| Brief |
Find each line in the following listing that has the string "this", then state the count and nothing else.
+++++
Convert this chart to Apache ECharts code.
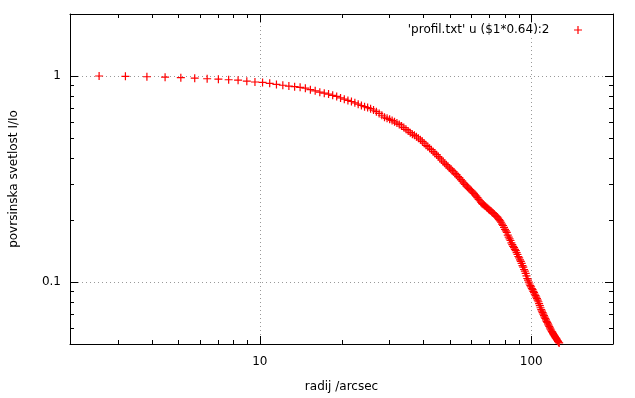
<!DOCTYPE html>
<html>
<head>
<meta charset="UTF-8">
<title>profil</title>
<script src="https://cdn.jsdelivr.net/npm/echarts@6/dist/echarts.min.js"></script>
<style>
  html, body { margin: 0; padding: 0; background: #fff; }
  #chart { width: 635px; height: 398px; }
</style>
</head>
<body>
<div id="chart"></div>
<script>
// radij (column 1 * 0.64), arcsec
const radius = [
  2.56, 3.2, 3.84, 4.48, 5.12, 5.76, 6.4, 7.04, 7.68, 8.32, 8.96, 9.6,
  10.24, 10.88, 11.52, 12.16, 12.8, 13.44, 14.08, 14.72, 15.36, 16, 16.64, 17.28,
  17.92, 18.56, 19.2, 19.84, 20.48, 21.12, 21.76, 22.4, 23.04, 23.68, 24.32, 24.96,
  25.6, 26.24, 26.88, 27.52, 28.16, 28.8, 29.44, 30.08, 30.72, 31.36, 32, 32.64,
  33.28, 33.92, 34.56, 35.2, 35.84, 36.48, 37.12, 37.76, 38.4, 39.04, 39.68, 40.32,
  40.96, 41.6, 42.24, 42.88, 43.52, 44.16, 44.8, 45.44, 46.08, 46.72, 47.36, 48,
  48.64, 49.28, 49.92, 50.56, 51.2, 51.84, 52.48, 53.12, 53.76, 54.4, 55.04, 55.68,
  56.32, 56.96, 57.6, 58.24, 58.88, 59.52, 60.16, 60.8, 61.44, 62.08, 62.72, 63.36,
  64, 64.64, 65.28, 65.92, 66.56, 67.2, 67.84, 68.48, 69.12, 69.76, 70.4, 71.04,
  71.68, 72.32, 72.96, 73.6, 74.24, 74.88, 75.52, 76.16, 76.8, 77.44, 78.08, 78.72,
  79.36, 80, 80.64, 81.28, 81.92, 82.56, 83.2, 83.84, 84.48, 85.12, 85.76, 86.4,
  87.04, 87.68, 88.32, 88.96, 89.6, 90.24, 90.88, 91.52, 92.16, 92.8, 93.44, 94.08,
  94.72, 95.36, 96, 96.64, 97.28, 97.92, 98.56, 99.2, 99.84, 100.48, 101.12, 101.76,
  102.4, 103.04, 103.68, 104.32, 104.96, 105.6, 106.24, 106.88, 107.52, 108.16, 108.8, 109.44,
  110.08, 110.72, 111.36, 112, 112.64, 113.28, 113.92, 114.56, 115.2, 115.84, 116.48, 117.12,
  117.76, 118.4, 119.04, 119.68, 120.32, 120.96, 121.6, 122.24, 122.88, 123.52, 124.16, 124.8,
  125.44, 126.08, 126.72
];
// povrsinska svetlost I/Io
const brightness = [
  1.000, 0.996, 0.992, 0.987, 0.981, 0.976, 0.970, 0.965, 0.959, 0.954, 0.944, 0.935,
  0.931, 0.921, 0.910, 0.902, 0.894, 0.888, 0.881, 0.873, 0.858, 0.847, 0.835, 0.825,
  0.817, 0.806, 0.796, 0.783, 0.772, 0.761, 0.752, 0.741, 0.730, 0.719, 0.710, 0.703,
  0.694, 0.683, 0.671, 0.658, 0.645, 0.631, 0.623, 0.616, 0.608, 0.599, 0.591, 0.582,
  0.572, 0.562, 0.551, 0.541, 0.531, 0.522, 0.515, 0.507, 0.499, 0.490, 0.482, 0.472,
  0.461, 0.454, 0.446, 0.439, 0.429, 0.422, 0.415, 0.406, 0.399, 0.391, 0.383, 0.377,
  0.371, 0.365, 0.358, 0.353, 0.347, 0.342, 0.336, 0.331, 0.325, 0.320, 0.314, 0.309,
  0.303, 0.298, 0.293, 0.289, 0.285, 0.281, 0.277, 0.273, 0.269, 0.265, 0.261, 0.257,
  0.252, 0.248, 0.244, 0.240, 0.238, 0.235, 0.233, 0.230, 0.228, 0.225, 0.223, 0.221,
  0.218, 0.216, 0.214, 0.211, 0.209, 0.207, 0.204, 0.201, 0.198, 0.195, 0.191, 0.188,
  0.184, 0.180, 0.177, 0.174, 0.169, 0.165, 0.162, 0.159, 0.155, 0.152, 0.149, 0.147,
  0.144, 0.142, 0.139, 0.136, 0.133, 0.131, 0.128, 0.126, 0.123, 0.120, 0.118, 0.115,
  0.113, 0.110, 0.107, 0.104, 0.102, 0.0998, 0.0978, 0.0960, 0.0946, 0.0930, 0.0918, 0.0900,
  0.0887, 0.0872, 0.0858, 0.0844, 0.0830, 0.0816, 0.0802, 0.0785, 0.0767, 0.0750, 0.0734, 0.0722,
  0.0710, 0.0698, 0.0686, 0.0675, 0.0665, 0.0655, 0.0644, 0.0636, 0.0626, 0.0618, 0.0608, 0.0599,
  0.0591, 0.0583, 0.0575, 0.0569, 0.0562, 0.0555, 0.0549, 0.0543, 0.0537, 0.0532, 0.0526, 0.0520,
  0.0515, 0.0510, 0.0506
];
const xMinorTicks = [3, 4, 5, 6, 7, 8, 9, 20, 30, 40, 50, 60, 70, 80, 90];
const yMinorTicks = [0.06, 0.07, 0.08, 0.09, 0.2, 0.3, 0.4, 0.5, 0.6, 0.7, 0.8, 0.9];
const seriesName = "'profil.txt' u ($1*0.64):2";

const font = 'DejaVu Sans';
const plus = 'path://M0,3.4h8v1.2h-8z M3.4,0h1.2v8h-1.2z';

const points = radius.map((r, i) => [r, brightness[i]]);

function tickLine(x1, y1, x2, y2) {
  return { type: 'line', shape: { x1, y1, x2, y2 }, style: { stroke: '#000', lineWidth: 1 } };
}
function minorX(params, api) {
  const cs = params.coordSys;
  const x = Math.round(api.coord([api.value(0), 1])[0]) + 0.5;
  return { type: 'group', children: [
    tickLine(x, cs.y + cs.height, x, cs.y + cs.height - 4),
    tickLine(x, cs.y, x, cs.y + 4)
  ]};
}
function minorY(params, api) {
  const cs = params.coordSys;
  const y = Math.round(api.coord([10, api.value(1)])[1]) + 0.5;
  return { type: 'group', children: [
    tickLine(cs.x, y, cs.x + 4, y),
    tickLine(cs.x + cs.width, y, cs.x + cs.width - 4, y)
  ]};
}

const gridLine = { show: true, lineStyle: { color: '#999', type: [1, 3], width: 1 } };
const axisBase = {
  type: 'log', logBase: 10,
  axisLine: { lineStyle: { color: '#000', width: 1 } },
  axisTick: { inside: true, length: 8, lineStyle: { color: '#000' } }
};

const chart = echarts.init(document.getElementById('chart'));
chart.setOption({
  animation: false,
  backgroundColor: '#fff',
  textStyle: { fontFamily: font },
  grid: { left: 67, top: 14, width: 546, height: 330, containLabel: false },
  legend: {
    data: [seriesName], align: 'right', right: 50, top: 23,
    padding: [1, 3], backgroundColor: '#fff',
    itemWidth: 47, itemHeight: 8,
    textStyle: { fontFamily: font, fontSize: 12, color: '#000' }
  },
  xAxis: [
    Object.assign({}, axisBase, {
      min: 2, max: 200, position: 'bottom',
      name: 'radij /arcsec', nameLocation: 'middle', nameGap: 37,
      nameTextStyle: { fontFamily: font, fontSize: 12, color: '#000' },
      axisLabel: { margin: 12, color: '#000', fontSize: 12, fontFamily: font, showMinLabel: false, showMaxLabel: false },
      splitLine: gridLine
    }),
    Object.assign({}, axisBase, {
      min: 2, max: 200, position: 'top',
      axisLabel: { show: false }, splitLine: { show: false }
    })
  ],
  yAxis: [
    Object.assign({}, axisBase, {
      min: 0.05, max: 2, position: 'left',
      name: 'povrsinska svetlost I/Io', nameLocation: 'middle', nameGap: 50, nameRotate: 90,
      nameTextStyle: { fontFamily: font, fontSize: 12, color: '#000' },
      axisLabel: { margin: 9, color: '#000', fontSize: 12, fontFamily: font, showMinLabel: false, showMaxLabel: false },
      splitLine: gridLine
    }),
    Object.assign({}, axisBase, {
      min: 0.05, max: 2, position: 'right',
      axisLabel: { show: false }, splitLine: { show: false }
    })
  ],
  series: [
    {
      name: seriesName, type: 'scatter', data: points,
      symbol: plus, symbolSize: 8,
      itemStyle: { color: '#ff0000', opacity: 1 },
      clip: true, silent: true
    },
    {
      type: 'custom', renderItem: minorX, silent: true, clip: false,
      data: xMinorTicks.map(v => [v, 1]), z: 5
    },
    {
      type: 'custom', renderItem: minorY, silent: true, clip: false,
      data: yMinorTicks.map(v => [10, v]), z: 5
    }
  ]
});
</script>
</body>
</html>
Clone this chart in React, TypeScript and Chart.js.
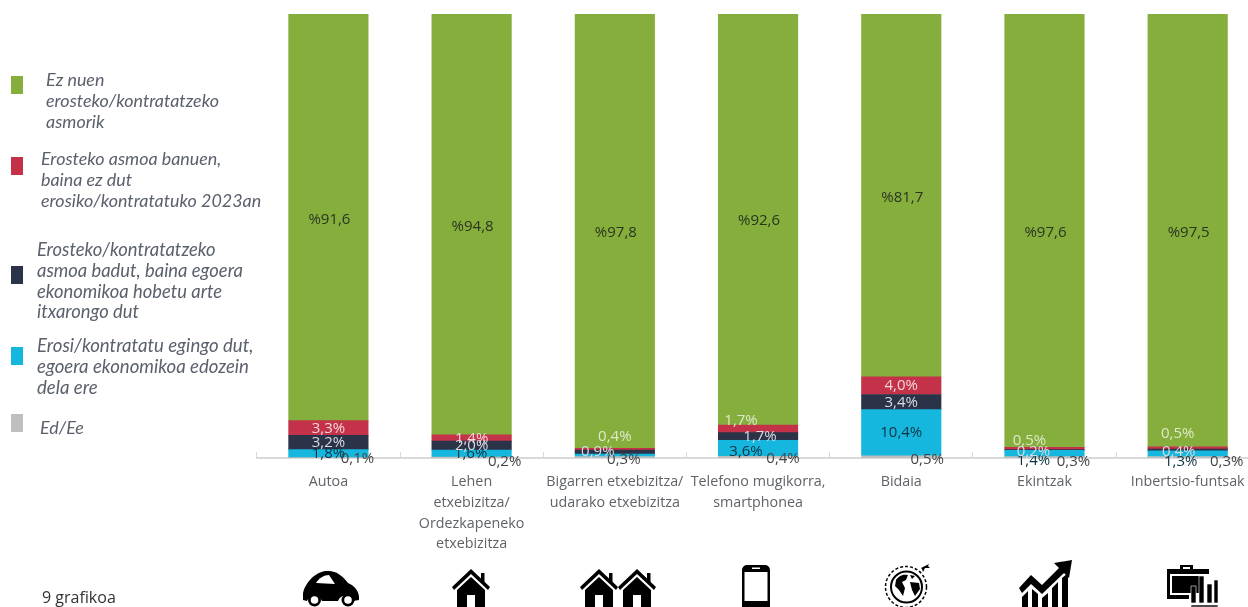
+++++
| Expected output |
2